Een dikke streep dus onder die constatering van zondag 24 dat zelfs onze beste werken – zoals die

goede keus van Petrus en de anderen, zoals uw en jouw keus voor Jezus, zoals dat we er weer

zijn vanmorgen en vandaag avondmaal hebben gevierd, zoals je inzet op je werk en op school, zoals

die hulp aan de buurvrouw, die taken die je doet in de kerk, die hulp aan mensen die tekort komen…

dingen als het goed is zelfs gedaan uit liefde tot Jezus – maar zo vaak nog onder de maat of met een

bijbedoeling, en als het er echt op aan komt en we moeten inleveren, offeren, verliezen, wat is dat

dan moeilijk en wat zit er dan veel weerstand, wat zitten we elkaar en onszelf en God vaak in de weg.

 

En wat is het dan geweldig dat God het er niet bij heeft laten zitten en het er niet bij laat zitten.

Jezus laat zijn leerlingen en ons geen illusie over onze eigen mogelijkheden maar geeft hoog op over de mogelijkheden van God zijn vader: bij mensen is dat onmogelijk maar bij God is alles mogelijk.

Alles, zelfs dat onmogelijke dat een mens zich klein maakt voor God en zich kwetsbaar durft opstellen naar de ander-  kijk maar hoe kamelen toch door het oog van een naald kunnen: als ze heel klein

worden – Gods genade is zo groot dat een mens er klein van wordt en zichzelf aan zijn Heer durft

verliezen, dat Gods liefde zo je gaat vullen dat je gaat ervaren wat een lied verwoordt:  “Als Hij maar van mij is laat ik alles staan, wil ik enkel zijn waar hij is, volg ik Hem waar Hij zal gaan…waar Hij maar van mij is is mijn vaderland, zie hoe Hij alom nabij is met de gaven van zijn hand”. Genade loont!

 

Genade loontals je durft verliezen  2. levert dat veel op.

 

  “Maar hebben onze goede werken dan geen verdienste, God wil ze toch in dit en in het toekomstige

leven belonen” – daar heeft de catechismus echt een punt, dat staat echt vaak in de bijbel- Jezus zelf

heeft b.v. in de bergrede beloning in het vooruitzicht gesteld voor wie de weg van God willen gaan.

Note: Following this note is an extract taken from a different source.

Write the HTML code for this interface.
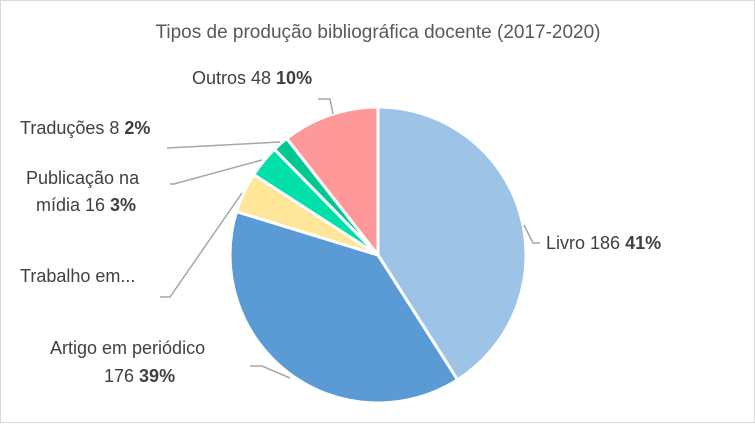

De zgn ‘zaligsprekingen’ zijn felicitaties voor wie het van Jezus verwachten en gaan voor Gods rijk:

voor nederigen is het rijk van de hemel, treurenden worden getroost, hongerigen worden gevoed,

en vervolgden om hun geloof hebben toekomst: “verheug je en juich, want je zult rijkelijk worden beloond in de hemel” – ja en het heeft zin te bidden en te vasten, te geven aan de armen, op te komen tegen onrecht, je in te zetten om het evangelie door te geven en in de kerk actief te zijn –

de Heer zegt dat onze Vader in de hemel ons ervoor zal belonen – en net nog hebben we gelezen

dat die leerlingen van Jezus die alles hadden achtergelaten en Hem waren gevolgd, beloofd wordt

dat ze daarvoor dubbel en dwars worden gecompenseerd, en “deel krijgen aan het eeuwige leven“.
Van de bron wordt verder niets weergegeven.